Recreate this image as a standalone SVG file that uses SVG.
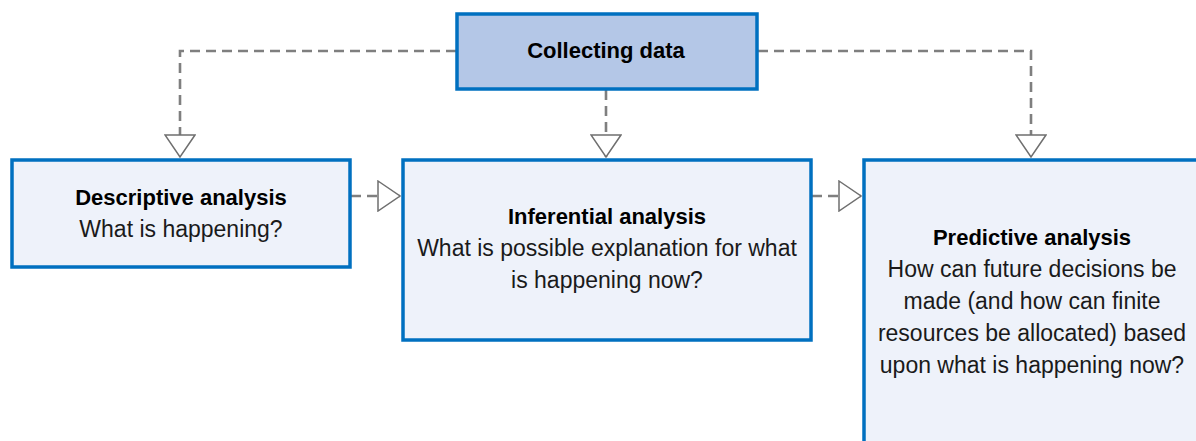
<svg xmlns="http://www.w3.org/2000/svg" width="1196" height="441" viewBox="0 0 1196 441">
<defs>
<marker id="tri" viewBox="0 0 24 32" refX="23" refY="16" markerWidth="24" markerHeight="32" markerUnits="userSpaceOnUse" orient="auto">
<path d="M1,1 L23,16 L1,31 Z" fill="#ffffff" stroke="#6f6f6f" stroke-width="1.5"/>
</marker>
<style>
.box{fill:#eef2fa;stroke:#0070c0;stroke-width:3.5}
.top{fill:#b4c7e7;stroke:#0070c0;stroke-width:3.5}
.con{fill:none;stroke:#7f7f7f;stroke-width:2.6;stroke-dasharray:10,6}
text{font-family:"Liberation Sans",Arial,sans-serif;font-size:23px;fill:#1a1a1a;text-anchor:middle}
.b{font-weight:bold;fill:#000;font-size:22px}
</style>
</defs>
<g id="connectors">
<path class="con" d="M456,51 H180 V157" marker-end="url(#tri)"/>
<path class="con" d="M606,90 V157" marker-end="url(#tri)"/>
<path class="con" d="M758,51 H1031 V157" marker-end="url(#tri)"/>
<path class="con" d="M351,196 H400" marker-end="url(#tri)"/>
<path class="con" d="M812,196 H861" marker-end="url(#tri)"/>
</g>
<g id="collecting">
<rect class="top" x="457" y="14" width="300" height="75"/>
<text class="b" x="606" y="58">Collecting data</text>
</g>
<g id="descriptive">
<rect class="box" x="12" y="160" width="338" height="107"/>
<text class="b" x="181" y="205">Descriptive analysis</text>
<text x="181" y="237">What is happening?</text>
</g>
<g id="inferential">
<rect class="box" x="403" y="160" width="408" height="180"/>
<text class="b" x="607" y="224">Inferential analysis</text>
<text x="607" y="256">What is possible explanation for what</text>
<text x="607" y="288">is happening now?</text>
</g>
<g id="predictive">
<rect class="box" x="864" y="160" width="340" height="290"/>
<text class="b" x="1032" y="245">Predictive analysis</text>
<text x="1032" y="277">How can future decisions be</text>
<text x="1032" y="309">made (and how can finite</text>
<text x="1032" y="341">resources be allocated) based</text>
<text x="1032" y="373">upon what is happening now?</text>
</g>
</svg>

- AIM OF THE TASK: Transcribe all of the material exactly, leaving out whatever pictures it contains.

- RESULT:
Recreate this image as a standalone SVG file that uses SVG.
<svg xmlns="http://www.w3.org/2000/svg" width="1196" height="441" viewBox="0 0 1196 441">
<defs>
<marker id="tri" viewBox="0 0 24 32" refX="23" refY="16" markerWidth="24" markerHeight="32" markerUnits="userSpaceOnUse" orient="auto">
<path d="M1,1 L23,16 L1,31 Z" fill="#ffffff" stroke="#6f6f6f" stroke-width="1.5"/>
</marker>
<style>
.box{fill:#eef2fa;stroke:#0070c0;stroke-width:3.5}
.top{fill:#b4c7e7;stroke:#0070c0;stroke-width:3.5}
.con{fill:none;stroke:#7f7f7f;stroke-width:2.6;stroke-dasharray:10,6}
text{font-family:"Liberation Sans",Arial,sans-serif;font-size:23px;fill:#1a1a1a;text-anchor:middle}
.b{font-weight:bold;fill:#000;font-size:22px}
</style>
</defs>
<g id="connectors">
<path class="con" d="M456,51 H180 V157" marker-end="url(#tri)"/>
<path class="con" d="M606,90 V157" marker-end="url(#tri)"/>
<path class="con" d="M758,51 H1031 V157" marker-end="url(#tri)"/>
<path class="con" d="M351,196 H400" marker-end="url(#tri)"/>
<path class="con" d="M812,196 H861" marker-end="url(#tri)"/>
</g>
<g id="collecting">
<rect class="top" x="457" y="14" width="300" height="75"/>
<text class="b" x="606" y="58">Collecting data</text>
</g>
<g id="descriptive">
<rect class="box" x="12" y="160" width="338" height="107"/>
<text class="b" x="181" y="205">Descriptive analysis</text>
<text x="181" y="237">What is happening?</text>
</g>
<g id="inferential">
<rect class="box" x="403" y="160" width="408" height="180"/>
<text class="b" x="607" y="224">Inferential analysis</text>
<text x="607" y="256">What is possible explanation for what</text>
<text x="607" y="288">is happening now?</text>
</g>
<g id="predictive">
<rect class="box" x="864" y="160" width="340" height="290"/>
<text class="b" x="1032" y="245">Predictive analysis</text>
<text x="1032" y="277">How can future decisions be</text>
<text x="1032" y="309">made (and how can finite</text>
<text x="1032" y="341">resources be allocated) based</text>
<text x="1032" y="373">upon what is happening now?</text>
</g>
</svg>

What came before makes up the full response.